Creates additional work requirements for SNAP recipients and raises the total reduction in spending to $31 billion.

SNAP requirements — Rep. Steve Southerland, R-Fla., and others. (10 minutes of debate)

Applies federal welfare work requirements to SNAP, at state option.

Votes on the following amendments were postponed until today:

Emerging markets — Rep. Mo Brooks, R-Ala. — Terminates funding for the Emerging Markets Program (EMP) after September 30, 2013.

SNAP / Thrifty Food Plan — Rep. Mike Conaway, R-Texas — Requires a 10 percent reduction in the Thrifty Food Plan calculation in any year that SNAP is not authorized.
SNAP / Personal hygiene items — Rep. G.K. Butterfield, D-N.C. — Include items for personal hygiene for household use in SNAP.

SNAP / Data on purchased items — Rep. Tom Marino, R-Pa. — Directs the comptroller general to establish a pilot program to collect data on items purchased with SNAP in nine states. The comptroller general then would determine whether item-specific data purchased with SNAP benefits can be collected using existing reporting requirements, and how to improve SNAP reporting.

Health food — Rep. David Schweikert, R-Ariz. — Strikes the Health Food Financing Initiative.

Fisherman disaster loans — Rep. John Tierney, D-Mass., and others — Allows commercial fishermen to be eligible recipients of the Emergency Disaster Loan program.

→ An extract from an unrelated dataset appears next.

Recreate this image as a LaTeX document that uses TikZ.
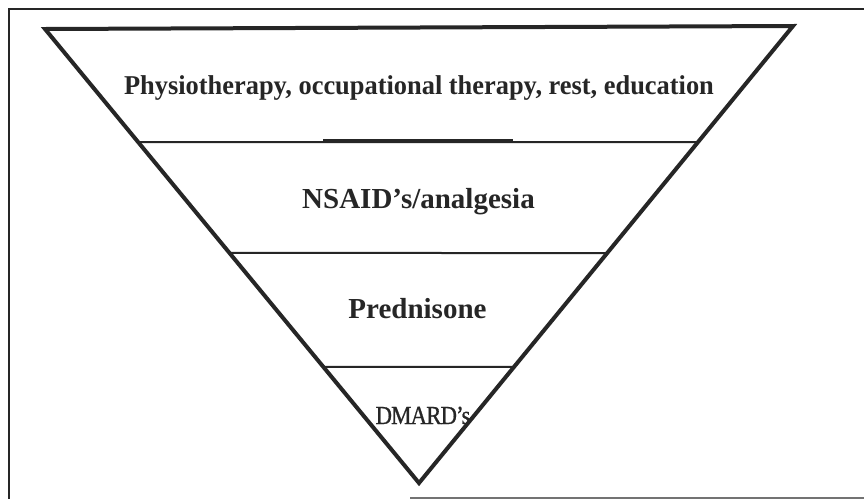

Conservation — Rep. John Garamendi, D-Calif. — Allows qualified third-party, non-governmental entities to hold the conservation easements financed with Forest Legacy revenue.

Biodiesel education — Rep. Tom Marino, R-Pa. — Repeals the Biodiesel Fuel Education Program, which awards federal grants to educate fleet operators and the public on the benefits of using biodiesel fuels instead of fossil fuels.

Farmers market promotion — Rep. Tom McClintock, R-Calif. — Ends the Farmers Market and Local Food Promotion Program that funds food preparation lessons, promotion of locally-grown crops and advertising of farmers markets.

Olive oil — Rep. Chris Gibson, R-N.Y., and others — Strikes the olive oil import marketing order, which would subject olive oil imports to restrictions such as taste testing.

Christmas tree tax — Rep. Jackie Walorski, R-Ind. — Continues the prohibition on the Christmas tree tax by striking the section of the bill that lifts the stay on the tax.

Shellfish assistance — Rep. Joe Courtney, D-Conn. — Adds farmed shellfish to the list of specialty crops eligible for USDA marketing and research assistance.

Crop insurance — Rep. Ron Kind , D-Wisc., and others — Limits premium subsidies to producers with an AGI under $250,000, limits per person premium subsidies to $50,000, and caps crop insurance providers’ reimbursement of administrative and operating expenses at $900 million and reduces their rate of return to 12 percent. Introduces transparency into the crop insurance program.

Section 11012 — Rep. John Carney, D-Del. — Strikes Section 11012.

Sheep industry — Rep. Trey Radel, R-Fla. — Repeals the National Sheep Industry Improvement Center.

Natural stone — Rep. Tim Walberg, R-Mich. — Strikes the addition of “natural stone” to the list of commodity products that can petition the USDA for the issuance of a promotion and research order.